Along with our roadmap, we have had in-person meetings with several veteran moderators and learned a lot. We recently had a pair of moderators on the podcast to share what they are seeing in their community. We hope to continue this kind of positive dialogue with our community. During this trying time, we have seen record traffic to our blog and podcast, and we have doubled the number of podcasts and newsletters released each week to try and share important information and stay in touch with current events as the crisis continues.

Later this month we will launch the results of our 2020 Stack Overflow Developer Survey. Thank you to over 65,000 people who took this year’s survey; I know you’re anxious to dig into the findings.

COVID-19 Partnerships

We recently announced that Stack Overflow is forging new partnerships to help tackle the COVID-19 crisis. We are supporting IBM by helping to promote and judge their annual Call For Code, a hackathon which will work to build tools for citizens, companies, and government agencies. We have also featured IBM staffers on our podcast and in our newsletter who are working to help educate coders in COBOL, a 60-year-old programming language that is now in high demand from government agencies trying to meet unprecedented demand for unemployment insurance.
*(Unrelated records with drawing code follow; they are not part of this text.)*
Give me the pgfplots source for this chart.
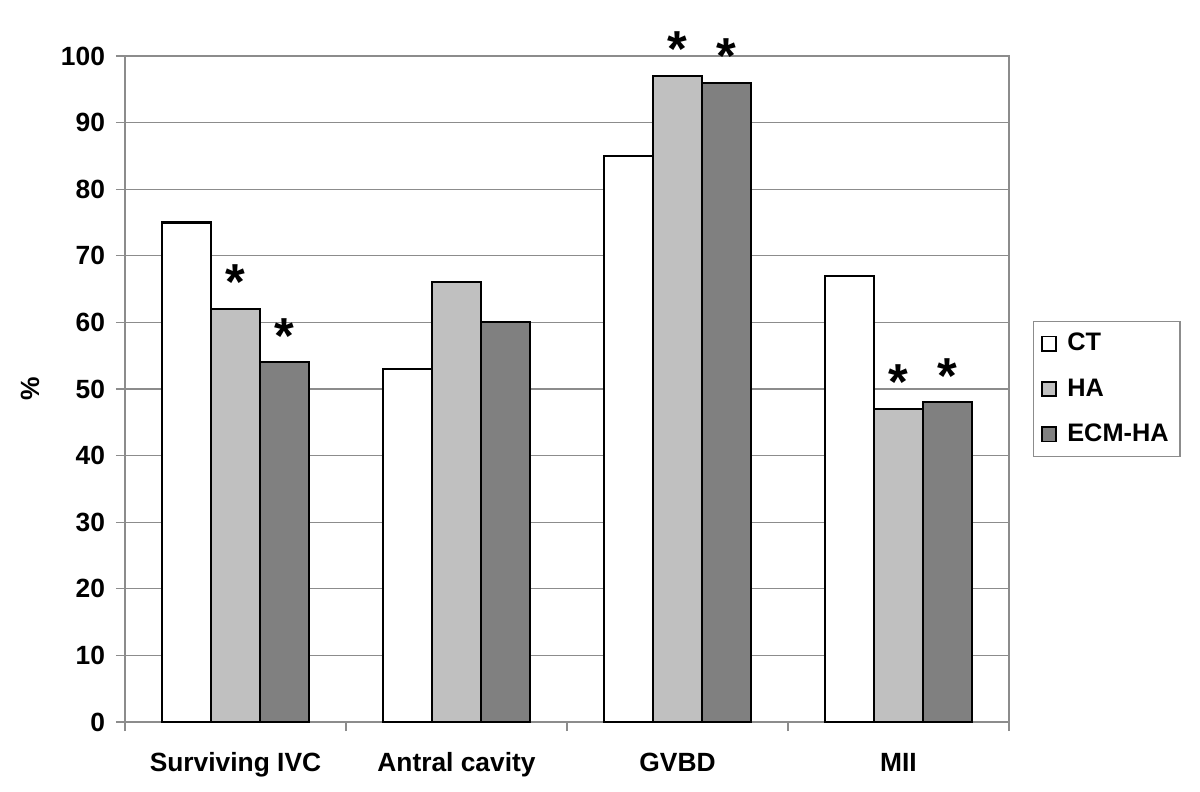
\documentclass[border=0pt]{standalone}
\usepackage{pgfplots}
\pgfplotsset{compat=1.18}
\usepackage{fontspec}
\setmainfont{Liberation Sans}
\usetikzlibrary{calc}
\definecolor{hagray}{HTML}{C0C0C0}
\definecolor{ecmgray}{HTML}{808080}
\definecolor{gridgray}{HTML}{8C8C8C}

\begin{document}
\begin{tikzpicture}
\begin{axis}[
  width=14.733cm, height=11.1cm, scale only axis,
  xmin=-0.5, xmax=3.5, ymin=0, ymax=100,
  ybar=0pt, bar width=0.222,
  % ticks at the category boundaries, names as extra ticks without marks
  xtick={-0.5,0.5,1.5,2.5,3.5},
  xticklabels={},
  extra x ticks={0,1,2,3},
  extra x tick labels={Surviving IVC, Antral cavity, GVBD, MII},
  extra x tick style={grid=none, major tick length=0pt,
    xticklabel style={anchor=base, yshift=-0.83cm}},
  xtick pos=bottom, ytick pos=left,
  ytick={0,10,...,100},
  tick align=outside,
  major tick length=0.15cm,
  x tick style={draw=gridgray, line width=0.6pt},
  y tick style={draw=gridgray, line width=0.6pt},
  ymajorgrids,
  grid style={gridgray, line width=0.5pt},
  axis line style={gridgray, line width=1pt},
  ticklabel style={font=\fontsize{12.5}{14}\selectfont\bfseries},
  /pgf/number format/assume math mode=true,
  yticklabel style={xshift=-0.06cm},
  ylabel={\%},
  ylabel style={at={(axis description cs:-0.1075,0.5)}, anchor=center, font=\fontsize{12.5}{14}\selectfont\bfseries},
  legend style={at={(1,0.5)}, anchor=west, xshift=0.4cm, draw=gridgray, line width=0.6pt,
    font=\fontsize{12}{14}\selectfont\bfseries, row sep=0.27cm, inner xsep=0.12cm, inner ysep=0.12cm,
    cells={anchor=west}},
  legend image code/.code={\draw[#1, line width=0.8pt] (0cm,-0.12cm) rectangle (0.24cm,0.12cm); \path (0.34cm,0);},
  nodes near coords style={font=\fontsize{24}{24}\selectfont\bfseries, anchor=south, yshift=0.02cm},
]
\addplot[fill=white, draw=black, line width=1pt] coordinates {(0,75) (1,53) (2,85) (3,67)};
\addlegendentry{CT}
\addplot[fill=hagray, draw=black, line width=1pt,
  point meta=explicit symbolic, nodes near coords] coordinates {
  (0,62) [*] (1,66) [] (2,97) [*] (3,47) [*]};
\addlegendentry{HA}
\addplot[fill=ecmgray, draw=black, line width=1pt,
  point meta=explicit symbolic, nodes near coords] coordinates {
  (0,54) [*] (1,60) [] (2,96) [*] (3,48) [*]};
\addlegendentry{ECM-HA}
\end{axis}
\pgfresetboundingbox
\path ($(current axis.south west)+(-2.083cm,-1.15cm)$) rectangle ($(current axis.north east)+(3.183cm,0.933cm)$);
\end{tikzpicture}
\end{document}
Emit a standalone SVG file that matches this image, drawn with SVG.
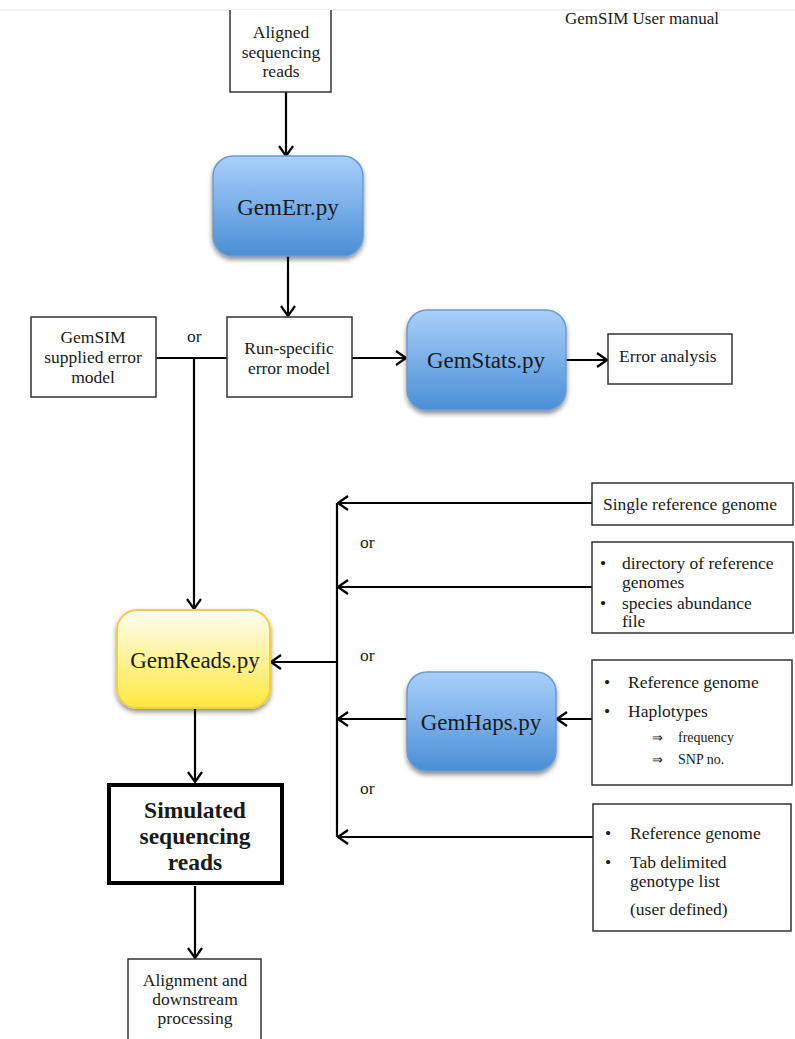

We are partnering with the World Health Organization (WHO) to highlight some of their soon-to-launch COVID-19 technologies and platforms within our blog, newsletter, and podcast.

We are also continuing to create content that is useful for anyone looking for work right now. Whether it’s a guide for learning to work asynchronously, handling remote interviews, or a list of companies that offer free online training and certification. We’re sharing that content with individuals and organizations who are going through tough times, and partnering with organizations like Pursuit to share best practices for new and recent coders on finding work during this difficult time.

Moving Forward

It has been nearly two months since New York City, where Stack Overflow is headquartered, mandated shelter-in-place. Since then, so much has changed, so many have suffered, and so many have shown incredible courage and selflessness in battling COVID-19 and to save the lives of those infected.

We are beginning to see glimmers of hope. Countries and cities that were badly impacted have started to flatten the curve. Scientists and researchers are pushing vaccines into early trials, tests that can be done rapidly and at scale are going into production, and companies large and small are finding ways to adapt to this new way of working.

The COVID-19 pandemic is a reminder that we are all connected as inhabitants of this planet and that human nature is to persevere in the face of even the most extreme adversity. I want to thank our employees who have demonstrated tremendous initiative, collaborated, and worked tirelessly to support and serve our customers and community through this difficult time.

I know that the road ahead will continue to be hard for many, but I feel confident that humanity will recover. We will use technology to break down barriers, come closer together, and find better days ahead. I’m optimistic because I’ve seen every day that we are stronger as a global community than we are as individuals, and that we all have the capacity to adapt and move forward. I believe this moment will ultimately teach us that we are resilient, together.

We appreciate hearing your thoughts and feedback in the comments below.

Update 5/12: A mention of Academia was changed to Meta Academia, where the surge in traffic occurred, and a Y-axis was added to daily signup chart for further clarity.